Factory fires: Bangladesh’s recurring nightmare

Bangladesh, the second-largest garment exporter after China, has a long history of industrial disasters and abuses, including factory fires with workers trapped behind locked exits.

Lax enforcement of safety standards and unsafe working conditions in its factories makes fires a tragedy of the commons here, largely in the apparel sector which accounts for about 80% of the country’s exports.

Industrial safety in Bangladesh has repeatedly come under intense scrutiny following each disaster. Although public outcry followed each trauma and tragedy, working conditions in garment factories have remained largely unchanged.

Weeping family members of missing workers waiting anxiously to learn the fate of their loved ones has become a regular sight.

The authorities promised better safety standards after the collapse of the Rana Plaza building, which killed more than 1,100 workers and injured hundreds in 2013 in Bangladesh’s apparel industry’s biggest disaster.

The collapse led to better labour conditions and tougher safety rules. But many local industries failed to maintain safety compliance, leading to accidents each year.

Tragedies of past and present have often been attributed to safety lapses. Deadly fires have plagued Bangladeshi factories – namely apparel fires reached a five-year high in 2020 – showing bad days will not be over if the industry is allowed to return to past practices.

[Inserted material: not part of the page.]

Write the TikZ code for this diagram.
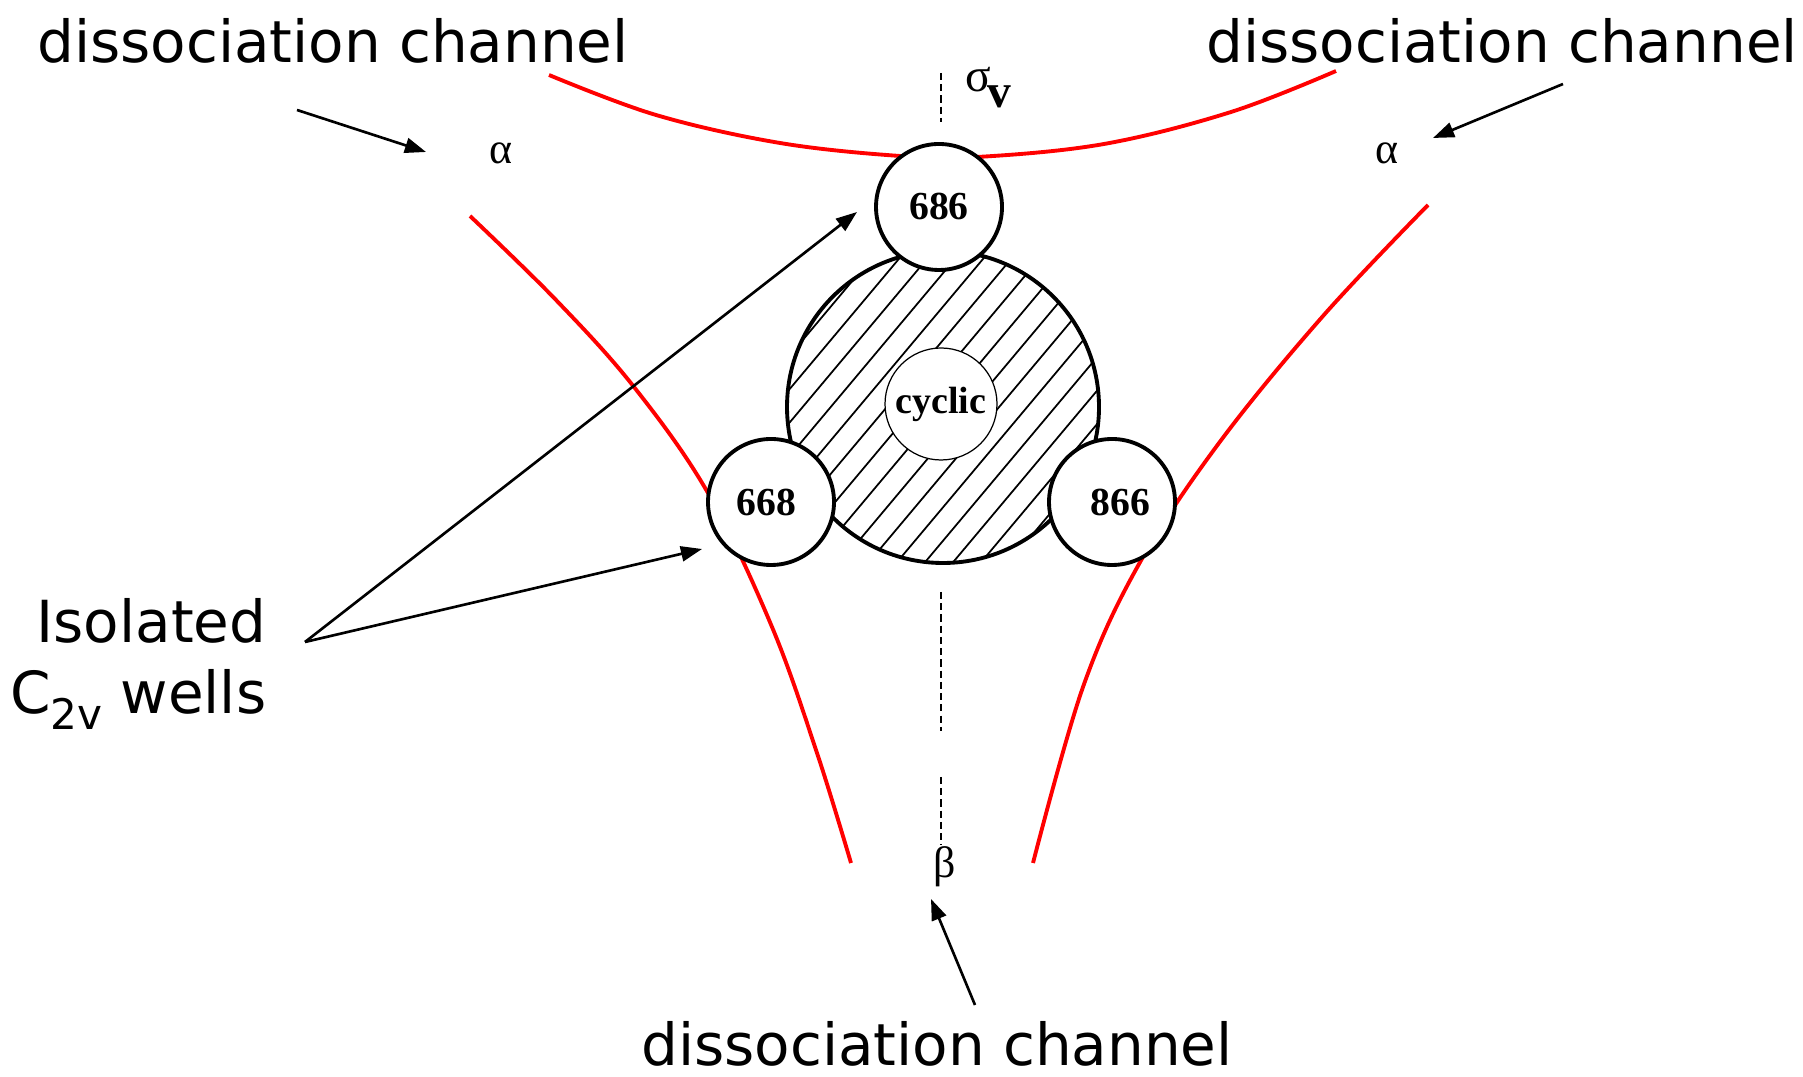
\documentclass[tikz,border=0pt]{standalone}
\usepackage{fontspec}
\setmainfont{DejaVu Sans}
\newfontfamily\serifgr{Liberation Serif}
\usetikzlibrary{arrows.meta}

\begin{document}
\begin{tikzpicture}[x=0.1mm, y=-0.1mm, >={Triangle[length=6pt, width=4.3pt]},
  chan/.style={font=\fontsize{16.5}{20}\selectfont, inner sep=0pt, anchor=base},
  well/.style={circle, draw, line width=1.1pt, fill=white, minimum size=12.6mm,
    inner sep=0pt, font=\serifgr\bfseries\fontsize{11.3}{12}\selectfont},
  greek/.style={font=\serifgr\fontsize{12.5}{14}\selectfont, inner sep=0pt},
  curve/.style={red, line width=1.1pt},
  pointer/.style={->, line width=0.75pt},
  mirror/.style={line width=0.4pt, dash pattern=on 2pt off 1.2pt}]

  \useasboundingbox (0,0) rectangle (1803,1077);

  % --- 1. red channel curves ---
  \draw[curve] plot[smooth, tension=0.6] coordinates {
    (549,75) (656,115) (780,143) (900,156) (977,157) (1104,144) (1231,112) (1336,71)};
  \draw[curve] plot[smooth, tension=0.6] coordinates {
    (470,216) (556,300) (634,387) (708,493) (772,627) (817,753) (851,863)};
  \draw[curve] plot[smooth, tension=0.6] coordinates {
    (1428,205) (1323,316) (1219,443) (1139,564) (1083,687) (1033,863)};

  % --- 2. mirror plane ---
  \draw[mirror] (941,73) -- (941,122);
  \draw[mirror] (941,592) -- (941,731);
  \draw[mirror] (941,777) -- (941,845);

  % --- 3. hatched central well ---
  \node[circle, draw, line width=1.1pt, minimum size=31.2mm, inner sep=0pt] (bigwell) at (943,407) {};
  \begin{scope}
    \clip (bigwell.center) circle[radius=15.6mm];
    \foreach \k in {-7,...,7}
      \draw[line width=0.5pt, shift={(bigwell.center)}, rotate=50] (-17mm,\k*2.15mm) -- (17mm,\k*2.15mm);
  \end{scope}
  \node[circle, draw, line width=0.35pt, fill=white, minimum size=11.2mm, inner sep=0pt,
    font=\serifgr\bfseries\fontsize{10.8}{12}\selectfont] (cyclic) at (941,404) {cyclic};

  % C2v wells
  \node[well] (w686) at (939,207) {686};
  \node[well] (w668) at (771,502) {\kern-2.6pt668};
  \node[well] (w866) at (1112,502) {\kern4.6pt866};

  % --- 4. symmetry labels ---
  \node[greek] (alphaL) at (501,153) {α};
  \node[greek] (alphaR) at (1387,153) {α};
  \node[greek] (betaB) at (945,867) {β};
  \node[greek, font=\serifgr\fontsize{13.5}{14}\selectfont] (sigmaV) at (988,88)
    {σ\kern-1pt\raisebox{-4.5pt}{\bfseries v}};

  % --- 5. texts and pointers ---
  \node[chan] (chanTL) at (333,63) {dissociation channel};
  \node[chan] (chanTR) at (1502,63) {dissociation channel};
  \node[chan] (chanB) at (937,1066) {dissociation channel};
  \node[font=\fontsize{16.5}{20}\selectfont, align=right, anchor=east, inner sep=0pt] (wellsLbl)
    at (267,664) {Isolated\\C\raisebox{-4.5pt}{\fontsize{12}{12}\selectfont 2v} wells};

  \coordinate (tlTail) at (297,110);
  \coordinate (tlTip) at (426,152);
  \coordinate (trTail) at (1563,84);
  \coordinate (trTip) at (1433,138);
  \coordinate (bTail) at (975,1005);
  \coordinate (bTip) at (931,899);
  \coordinate (wTail) at (305,642);
  \coordinate (wTipA) at (857,212);
  \coordinate (wTipB) at (702,549);

  \draw[pointer] (tlTail) -- (tlTip);
  \draw[pointer] (trTail) -- (trTip);
  \draw[pointer] (bTail) -- (bTip);
  \draw[pointer] (wTail) -- (wTipA);
  \draw[pointer] (wTail) -- (wTipB);

\end{tikzpicture}
\end{document}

In 2020, the country saw 383 industrial fires; 273 of them occurred at apparel factories, according to the Bangladesh Fire Service and Civil Defence.

Between 2012 and 2019, there were more than 150 fires and other safety incidents connected to Bangladesh’s apparel industry, killing more than 1,300 people, and leaving 3,800-plus people injured, according to the Solidarity Center.

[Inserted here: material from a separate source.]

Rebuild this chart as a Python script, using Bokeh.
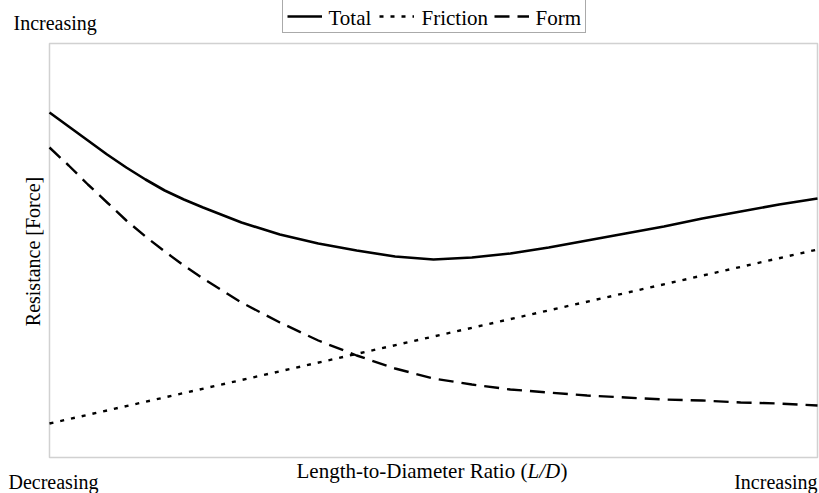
import math
from bokeh.plotting import figure
from bokeh.models import Range1d, Label, Legend, LegendItem, BoxAnnotation
from bokeh.embed import file_html
from bokeh.resources import INLINE

# L/D position along the axis (0 = decreasing, 100 = increasing), arbitrary units
ld_pos = [0, 2.5, 5, 7.5, 10, 12.5, 15, 17.5, 20, 25, 30, 35, 40, 45, 50,
          55, 60, 65, 70, 75, 80, 85, 90, 95, 100]
# resistance components, arbitrary force units
total = [345, 331, 317, 303, 290, 278, 267, 258, 250, 235, 223, 214, 207, 201,
         198, 200, 204, 210, 217, 224, 231, 239, 246, 253, 259]
form = [310, 292, 273, 255, 237, 221, 206, 192, 179, 155, 135, 117, 102, 89,
        79, 73, 68, 65, 62, 60, 58, 57, 55, 54, 52]
friction_pos = [0, 50, 100]
friction = [34, 121, 208]

series_names = ["Total", "Friction", "Form"]
x_label = "Length-to-Diameter Ratio ("
x_label_ital = "L/D"
y_label = "Resistance [Force]"
low_text = "Decreasing"
high_text = "Increasing"

# axis extent of the drawn box
X0, X1 = 0, 100
Y0, Y1 = 0, 414

FONT = "Liberation Serif"
FS = "20px"

# the frame spans the whole canvas; the chart box is drawn as an annotation
p = figure(width=819, height=493, output_backend="svg", toolbar_location=None,
           x_range=Range1d(-6.38, 100.26), y_range=Range1d(-36, 457),
           min_border=0)
p.xaxis.visible = False
p.yaxis.visible = False
p.grid.visible = False
p.outline_line_color = None
p.background_fill_color = "white"
p.border_fill_color = "white"

p.add_layout(BoxAnnotation(left=X0, right=X1, bottom=Y0, top=Y1,
                           fill_alpha=0, line_color="#666666", line_width=1.5,
                           level="underlay"))

r_total = p.line(ld_pos, total, line_color="black", line_width=2.6)
r_fric = p.line(friction_pos, friction, line_color="black", line_width=2.4,
                line_dash="4 7")
r_form = p.line(ld_pos, form, line_color="black", line_width=2.4,
                line_dash="15 8")

# legend box and glyph samples; the entry names are set in serif type below
legend = Legend(items=[LegendItem(label=series_names[0], renderers=[r_total]),
                       LegendItem(label=series_names[1], renderers=[r_fric]),
                       LegendItem(label=series_names[2], renderers=[r_form])],
                orientation="horizontal", location=(282, 460),
                glyph_width=35, glyph_height=20, label_standoff=6, spacing=8,
                padding=4, margin=0, label_text_font=FONT,
                label_text_font_size="21px", label_text_alpha=0.0,
                label_height=20,
                border_line_color="#555555", border_line_width=1,
                background_fill_alpha=0.0)
p.add_layout(legend, "center")


def lab(txt, x, y, align="left", angle=0.0, style="normal", size=FS):
    # positions in pixels from the canvas bottom-left corner
    p.add_layout(Label(x=x, y=y, x_units="screen", y_units="screen", text=txt,
                       text_font=FONT, text_font_size=size, text_align=align,
                       text_baseline="middle", angle=angle,
                       text_font_style=style, text_color="black",
                       level="overlay"))


# legend entry names
lab(series_names[0], 328, 476, size="21px")
lab(series_names[1], 421, 476, size="21px")
lab(series_names[2], 535, 476, size="21px")

lab(high_text, 13, 471)
lab(low_text, 8, 12)
lab(high_text, 817, 12, align="right")
lab(x_label, 296, 23, size="21px")
lab(x_label_ital, 527, 23, style="italic", size="21px")
lab(")", 560, 23, size="21px")
lab(y_label, 32, 242, align="center", angle=math.pi / 2)

open("out.html", "w").write(file_html(p, INLINE))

At least 2,000 workers and other staff died in at least 26 blazes in factories over the past two decades, according to the International Labor Organization.

The last five years saw 5,834 industrial fire incidents, which caused a financial loss of Tk250 crore. Dhaka division reported the highest industrial fires and Sylhet the lowest, according to the Bangladesh Fire Service and Civil Defence.

At least 52 people died in a fire Thursday at an industrial building in Narayanganj, the latest industrial disaster in the country.

In July 2019, six employees of a spinning mill in Gazipur were killed in a factory fire; and 13 in a boiler explosion in 2017 in the same area.

In January 2015, at least 13 people died in a plastics factory fire in Dhaka.

In 2016, a fire triggered by a boiler explosion at Tampaco Foils Ltd in Tongi killed at least 25 people. Also, a fire broke out in a sweater factory in Gazipur the same year, killing at least four workers.

A fire killed 117 people in 2012 as it raced through the Tazreen Fashions factory. The next January, eight workers died in a fire at Smart Export Garments; in May that year, eight more workers died as a fire swept through another garment factory in the capital.

In 2010, fire also killed 21 workers at Garib and Garib Garments and 26 at Ha-Meem Group’s sportswear factory.